Are people who work from home shirking their responsibilities to infrastructure that was already built?
Should remote workers be taxed?
Those who work from home are getting a free ride, argues a new analysis from Deutsche Bank, and the economic ills that have been exposed by the sudden migration of roughly half the workforce to their living rooms rather than offices should be partially offset by a tax.
“The sudden shift to WFH means that, for the first time in history, a big chunk of people have disconnected themselves from the face-to-face world yet are still leading a full economic life,” wrote strategist Luke Templeman. “That means remote workers are contributing less to the infrastructure of the economy whilst still receiving its benefits.”
We’re all familiar with the “infrastructure” Templeman refers to. Huge swathes of downtown office real estate sit empty, along with their computer networks and utility hook-ups.
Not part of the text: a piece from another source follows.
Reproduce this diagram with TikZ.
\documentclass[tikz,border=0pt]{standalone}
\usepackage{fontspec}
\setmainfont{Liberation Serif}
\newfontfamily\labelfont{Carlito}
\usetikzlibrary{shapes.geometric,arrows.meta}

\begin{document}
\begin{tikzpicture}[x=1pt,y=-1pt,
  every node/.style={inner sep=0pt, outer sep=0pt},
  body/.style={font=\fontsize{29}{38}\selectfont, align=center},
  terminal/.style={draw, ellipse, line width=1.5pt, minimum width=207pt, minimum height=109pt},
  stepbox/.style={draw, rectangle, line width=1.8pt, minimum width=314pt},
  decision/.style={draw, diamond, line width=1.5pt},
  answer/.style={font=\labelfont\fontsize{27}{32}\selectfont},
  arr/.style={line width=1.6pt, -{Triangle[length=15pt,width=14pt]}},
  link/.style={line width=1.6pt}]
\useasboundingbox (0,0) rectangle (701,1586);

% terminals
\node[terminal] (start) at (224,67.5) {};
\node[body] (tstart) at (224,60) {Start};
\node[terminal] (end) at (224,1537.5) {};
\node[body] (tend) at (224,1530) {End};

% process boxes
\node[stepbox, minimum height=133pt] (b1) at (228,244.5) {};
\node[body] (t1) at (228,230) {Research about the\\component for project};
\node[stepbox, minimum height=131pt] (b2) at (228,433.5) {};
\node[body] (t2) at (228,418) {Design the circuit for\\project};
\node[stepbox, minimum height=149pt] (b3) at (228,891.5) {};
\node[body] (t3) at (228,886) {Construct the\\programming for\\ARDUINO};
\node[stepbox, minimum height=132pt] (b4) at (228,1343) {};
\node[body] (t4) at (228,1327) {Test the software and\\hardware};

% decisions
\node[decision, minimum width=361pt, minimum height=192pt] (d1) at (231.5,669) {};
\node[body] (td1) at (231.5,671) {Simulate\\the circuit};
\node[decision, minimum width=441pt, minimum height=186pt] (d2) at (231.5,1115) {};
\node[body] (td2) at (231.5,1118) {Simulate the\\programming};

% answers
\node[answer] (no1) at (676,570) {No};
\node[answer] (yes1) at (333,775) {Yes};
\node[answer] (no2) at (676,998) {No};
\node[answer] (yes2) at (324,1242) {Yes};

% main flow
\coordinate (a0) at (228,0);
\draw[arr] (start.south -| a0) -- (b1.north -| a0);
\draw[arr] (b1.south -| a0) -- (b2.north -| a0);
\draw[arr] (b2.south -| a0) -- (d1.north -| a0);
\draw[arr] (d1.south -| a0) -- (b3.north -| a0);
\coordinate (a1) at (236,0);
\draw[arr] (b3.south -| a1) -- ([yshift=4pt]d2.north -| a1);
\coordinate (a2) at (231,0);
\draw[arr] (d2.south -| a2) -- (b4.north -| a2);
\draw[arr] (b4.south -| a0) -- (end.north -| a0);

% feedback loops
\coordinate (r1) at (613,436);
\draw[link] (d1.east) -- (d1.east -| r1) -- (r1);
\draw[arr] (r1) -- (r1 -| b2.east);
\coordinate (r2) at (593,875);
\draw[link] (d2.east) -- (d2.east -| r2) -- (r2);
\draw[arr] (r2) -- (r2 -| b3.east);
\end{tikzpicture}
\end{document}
Transportation systems designed with double the farebox revenue in mind are in serious financial distress.
On the other hand, the benefits to those workers able to do their jobs from home are quite large, Templeman argues.
“WFH offers direct financial savings on expenses such as travel, lunch, clothes, and cleaning”, he said. “Add to these the indirect savings via forgone socializing and other expenses that would have been incurred had a worker been in the office. Then there are the intangible benefits of working from home, such as greater job security, convenience, and flexibility. There is also the benefit of additional safety.”